The second dial is amplitude: how big each squeeze is, meaning how much the air pressure swings. Bigger swings carry more energy and sound louder. Crucially, the two are independent. You can play the same note (same frequency) softly or loudly (different amplitude), and you can play a high note or a low note at the exact same volume.
why space is silent
Because sound is molecules passing a nudge along, it needs a medium to travel through: air, water, steel, anything made of matter. Remove the matter and there is nothing to carry the wave. That is why outer space is truly silent. A vacuum has almost no molecules, so a vibrating object out there pushes against nothing, and no sound ever leaves it. The dramatic explosions in space movies could not actually be heard.
The same logic explains why sound often travels better through solids and liquids. What matters most is how stiff and springy the material is: the molecules in water or steel are tightly bound, so each one snaps back and shoves its neighbor almost instantly, passing the nudge along far faster than the loosely spaced molecules in air. Press your ear to a long metal railing and a tap at the far end arrives sooner and clearer than through the air beside it. Sound is the opposite of light here: light crosses empty space happily, while sound is stranded without matter to move.
why you see lightning first
Sound is fast by everyday standards but slow compared to light. In room-temperature air it travels about 343 meters per second (roughly 767 mph), while light covers nearly a million times that. That gap is why a lightning flash and its thunder come from the same instant yet reach you apart: the light arrives almost immediately, and the sound lags behind. Count the seconds between flash and rumble, divide by three, and you get the distance in kilometers (or divide by five for miles).
This delay is also how echoes work. When a sound wave hits a hard, distant surface like a cliff or a wall, it bounces back, and if the round trip takes long enough, you hear the returned copy as a separate echo. Bats and ships exploit the same trick on purpose: send out a pulse, time how long the reflection takes to return, and you have measured a distance.
timbre and harmonics
Play the exact same note on a violin and a flute and you can still tell them apart instantly. That difference is timbre, and it comes from harmonics. A real instrument never produces one clean wave. It produces a main pitch (the fundamental) plus a stack of quieter, higher tones layered on top, all at once. The particular mix of those extra tones, and how each one fades over time, gives every instrument and every voice its signature.
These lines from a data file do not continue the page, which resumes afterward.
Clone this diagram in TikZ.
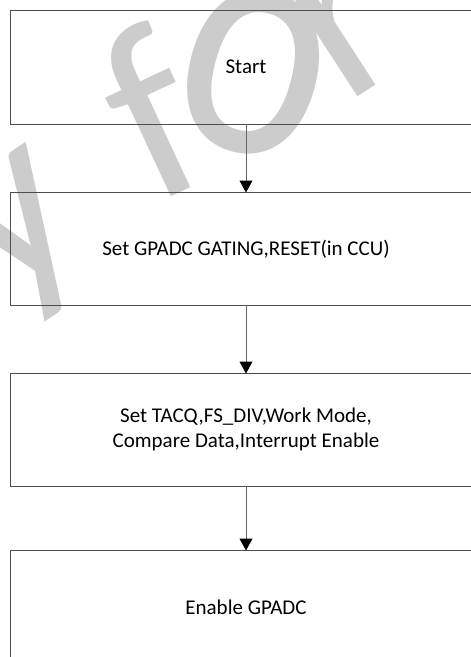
\documentclass[tikz,border=0pt]{standalone}
\usepackage{fontspec}
\setmainfont{Carlito}
\usetikzlibrary{arrows.meta}
\begin{document}
\begin{tikzpicture}[x=1pt,y=-1pt,
  stepbox/.style={draw=black!70, line width=1pt},
  steptext/.style={font=\fontsize{21}{25}\selectfont, align=center, inner sep=0pt},
  flow/.style={draw=black!60, line width=1pt, -{Triangle[width=13pt,length=12pt,color=black]}},
  wmark/.style={text=black!20, font=\fontsize{250}{250}\selectfont, inner sep=0pt}]
\useasboundingbox (0,0) rectangle (471,657);
\clip (0,0) rectangle (471,657);
% watermark letters
\node[wmark, rotate=34] (wy) at (25,239) {y};
\node[wmark, rotate=25] (wf) at (151,112) {f};
\node[wmark, font=\fontsize{280}{280}\selectfont, rotate=-15, yscale=1.2] (wo) at (254,72) {o};
\node[wmark, rotate=33] (wr) at (348,31) {r};
% boxes
\draw[stepbox] (10.5,10.5) rectangle (482,124);
\draw[stepbox] (10.5,192.5) rectangle (482,305);
\draw[stepbox] (10.5,373.5) rectangle (482,486);
\draw[stepbox] (10.5,550.5) rectangle (482,664);
\node[steptext] (s1) at (246,67) {Start};
\node[steptext] (s2) at (246,249) {Set GPADC GATING,RESET(in CCU)};
\node[steptext] (s3) at (246,429) {Set TACQ,FS\_DIV,Work Mode,\\Compare Data,Interrupt Enable};
\node[steptext] (s4) at (246,607) {Enable GPADC};
\coordinate (b1) at (246,124);
\coordinate (t2) at (246,192.5);
\coordinate (b2) at (246,305);
\coordinate (t3) at (246,373.5);
\coordinate (b3) at (246,486);
\coordinate (t4) at (246,550.5);
\draw[flow] (b1) -- (t2);
\draw[flow] (b2) -- (t3);
\draw[flow] (b3) -- (t4);
\end{tikzpicture}
\end{document}
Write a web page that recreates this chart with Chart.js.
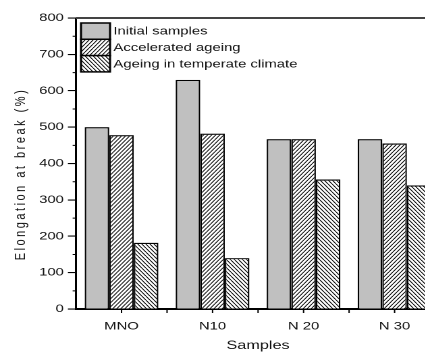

When several pure waves overlap, they add together into one complex, lumpy waveform. The violin's recipe of harmonics makes a bright, buzzy shape; the flute's makes a smooth, rounded one. Your ear and brain read that shape as a texture, which is how you recognize a friend from a single "hello." It is the same idea explored in our guide to how the senses build experience: the raw signal is simple, but the interpretation is rich.
Something vibrates. Every sound starts with an object moving rapidly back and forth.
The air ripples. The vibration packs molecules into compressions and rarefactions that spread outward as a wave.
Two dials. Frequency sets the pitch, amplitude sets the loudness, and they work independently.
Sound needs matter. No medium means no wave, which is why space is silent and metal carries sound well.
Sound is slow-ish. Light beats it easily, so you see lightning before thunder and can hear echoes bounce back.
Harmonics make timbre. The mix of extra tones on top of a note is why instruments and voices each sound unique.